Pero una vez que el eminente pianista ha sido ya puesto en su verdadero lugar por la prensa europea, limitémonos nosotros a hacer el análisis del concierto que dio en la noche del 12 del actual en el llamado Salón de la Fonda de los Tres Reyes; por cierto que no podemos resistir al deseo de manifestar que cuando entramos en dicho local, sabiendo ya lo que íbamos a oír y notando la mezquindad y mal gusto del mueblaje, sin saber por qué recordamos la conocida fábula de El gallo y la margarita.

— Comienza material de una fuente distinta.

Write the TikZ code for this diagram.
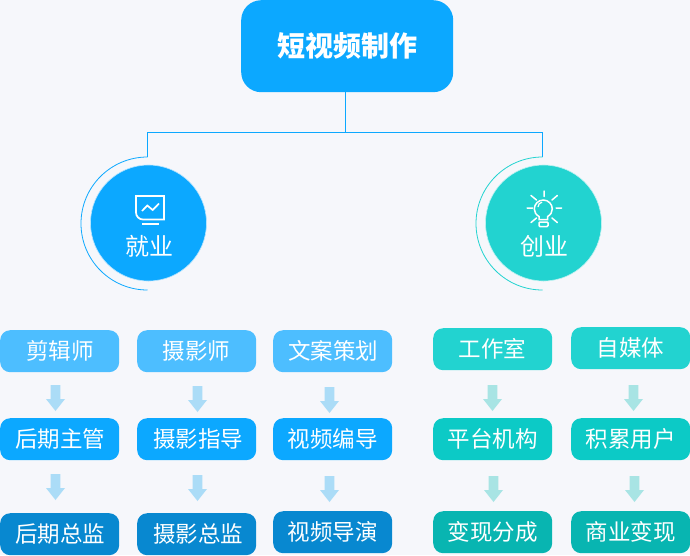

Llegó el deseado momento de ver sentado en su trono artístico al rey de los pianistas, cuyo trono lo constituía una silla de palo tan ordinaria y maltratada, que ni en Churriana ni en un cortijo podían haberle ofrecido otra menos digna de él; pero a bien que tuvieron la precaución de cubrir el asiento con un cojín de badana, horadado en su centro, tan mugriento y deteriorado que nos dio margen a pensar que el uso al que estaba destinado en la fonda era… otro muy distinto.

Mas todo lo olvidamos cuando empezamos a oír el melodioso canto del primer andante de Guillermo Tell, ejecutado con tal exactitud, con tanta verdad, que nos creímos transportados a las montañas de Suiza; y ya nos parecía escuchar el silbido del viento en las altas colinas; ya su ronco rumor al estrellarse en las cóncavas rocas, ya el apacible canto de las aves, ya el leve murmullo de las hojas de los árboles azotadas por la bulliciosa brisa, ya el horrísono bramido de las olas del torrente, y ya, en fin, los ruidos todos de la naturaleza entera, imitados por las diferentes y entendidas pulsaciones del sin par pianista. Empero lo que más llamó nuestra atención fue el carácter misterioso, al propio tiempo que enérjico, con que vistió el último allegro, imitando en él con la mayor verdad, tanto el entusiasmo popular de la conjuración como el susurro de las secretas conferencias de los conjurados.

Concluida la obertura en medio de una estrepitosa salva de aplausos, se presentó el Sr. Ciabatti y cantó un aria de El bravo con buen gusto y buen método, prodigándole también el público merecidos aplausos.

Siguió a esta una fantasía sobre motivos de la Norma, ejecutada por el Sr. Liszt, que nos dejó sumamente complacidos, si bien es cierto que creímos advertir que los cantabiles, en que tanto abunda esta ópera, eran sacrificados algunas veces a la brillantez de la ejecución; defecto, si defecto puede llamarse, muy disculpable cuando se ve compensado de tal manera.

En la segunda parte la pieza en que más brilló el Sr. Liszt y en la que más bien hizo lo general de sus conocimientos musicales, fueron unas fantasías húngaras, que por su originalidad y bravura, como también por su dificilísima ejecución, arrebataron a los espectadores.

Seguidamente volvió a presentarse el Sr. Ciabatti, y no pudimos menos de extrañar que siendo un barítono, de no grande estensión por cierto, escojiese un aria de tenor de un canto spianatto tan marcado como la de Roberto Devereux, teniendo tantas y de tanto lucimiento donde elegir y poder ostentar su buena escuela y método, sin sacrificar al transporte la brillantez y filosofía de los cantos. Sin embargo, la desempeñó con bastante gusto y espresión, si bien no estuvo todo lo afinado que debía en el principio del andante, y todo lo enérjico que era de esperar en las cadencias de la cavaletta.

Pero volvamos a Liszt, volvamos al alma del concierto. La galop cromática, última pieza que tocó dicho señor, es una de aquellas que reúnen a la originalidad del pensamiento la dificultad de la ejecución; mas a pesar de éste fue desempeñada con igual facilidad, maestría y aplomo que todas las demás.

Más quisiéramos decir al ocuparnos de tan celebre artista, pero para ello era necesario ser otro Liszt, y Liszt no hay más que uno.»